The Chicago Bears are making headlines this season and not for all the right reasons as many armchair quarterbacks can attest. As we look ahead to what we hope will be a reborn Bears team, I’ll take us back to another time when there was a Riverside connection with George Halas’ boys.
Mirro Roder played two seasons in the 1970s for the Chicago Bears and two games for the Tampa Bay Buccaneers, a new expansion team at the time. He was born in what is now the Czech Republic in 1944 and would become the first Czechoslovakian-born player in the NFL.
At 6-foot-1, 218-pounds he wasn’t your average NFL place-kicker. A soccer player growing up, Roder came to the United States in the late 1960s. In 1973, Roder was a 29-year-old construction worker who played soccer on the weekends and taught himself how to kick field goals when he was signed by the Bears after a free-agent tryout.
He kept the position for two seasons when injuries caused him to leave the team. His career field goal percentage was just 53 percent, but Roder was good enough one year to be named to the Pro Bowl as a First Team All-Pro.
After missing the 1975 season, he went on to play for the Tampa Bay Buccaneers in 1976 during their inaugural season in the league. He only played two games and missed all three of the field goals he attempted. In 1977, he tried one more time but was let go during the preseason by the Cleveland Browns.
While he did gain some notoriety on the field, his biggest fans were those young fans who discovered a real professional football player lived in Riverside. He built a house on Herrick Road, and family members still reside there. Youngsters and adults alike would drive or ride past the house for a chance to see a real professional football player and a Chicago Bear on top of it.
He remained in Riverside with his family, but following a divorce he returned to the Czech Republic. His daughter, Michelle Roder, who still lives in the Riverside house contacted me to inform me of her father’s passing on July 9, 2021.

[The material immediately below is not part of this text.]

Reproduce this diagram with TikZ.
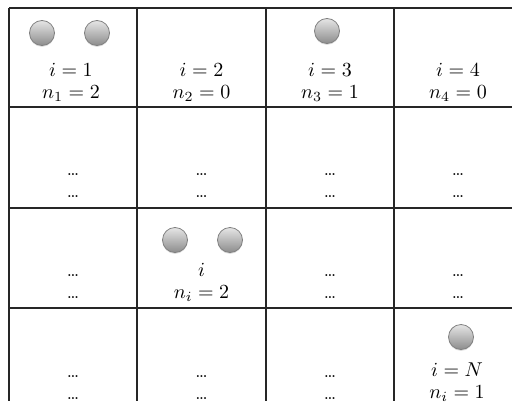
\documentclass[tikz,border=0pt]{standalone}
\usepackage{amsmath}
\usepackage{tikz}
\usetikzlibrary{shadows}
\tikzset{
  gridline/.style={draw=black!85, line width=0.7pt},
  ball/.style={circle, draw=black!50, top color=black!10, bottom color=black!45,
               inner sep=0pt, minimum size=12.5pt,
               drop shadow={opacity=0.25, shadow xshift=0pt, shadow yshift=-0.7pt}},
  cellT/.style={anchor=base, inner sep=0pt, font=\normalsize},
  dotsT/.style={anchor=base, inner sep=0pt, font=\small},
}

\begin{document}
\begin{tikzpicture}[x=0.5pt, y=-0.5pt]
    \useasboundingbox (0,0) rectangle (512,401);
    %% grid
    \foreach \y in {8,107,208,308}{
      \draw[gridline] (9,\y) -- (512,\y);
    }
    \foreach \x in {9,137,266,394}{
      \draw[gridline] (\x,8) -- (\x,401);
    }
    %% labels i and n_i
    \foreach \n/\x/\y/\up/\lo in {11/71/76/{i=1}/{n_1=2}, 12/201.5/76/{i=2}/{n_2=0},
                                 13/330/76/{i=3}/{n_3=1}, 14/458/76/{i=4}/{n_4=0},
                                 32/201.5/276/{i}/{n_i=2}, 44/457/376/{i=N}/{n_i=1}}{
      \node[cellT] (u\n) at (\x,\y) {$\up$};
      \node[cellT] (l\n) at (\x,\y+22) {$\lo$};
    }
    %% cells with dots
    \foreach \n/\x/\y in {21/73/175, 22/201.5/175, 23/330/175, 24/458/175,
                          31/73/276, 33/330/276, 34/458/276,
                          41/73/377, 42/201.5/377, 43/330/377}{
      \node[dotsT] (u\n) at (\x,\y) {\ldots};
      \node[dotsT] (l\n) at (\x,\y+22) {\ldots};
    }
    %% balls
    \foreach \n/\x/\y in {b11a/42/33, b11b/97/33, b13/327/31,
                          b32a/175/240, b32b/230/240, b44/461/337}{
      \node[ball] (\n) at (\x,\y) {};
    }
\end{tikzpicture}
\end{document}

He had remarried in the Czech Republic but maintained contact with his family here. Michelle Roder was able to visit her father while he was sick, but travel back and forth was difficult partly due to travel restrictions involving COVID -19.
Roder says she enjoys hearing stories about her dad and how people liked to see him drive his car with his license plate bearing his number, 15.
Quiz time: Name another pro football player who lived in Riverside and one who lived in North Riverside. This is easy sports fans!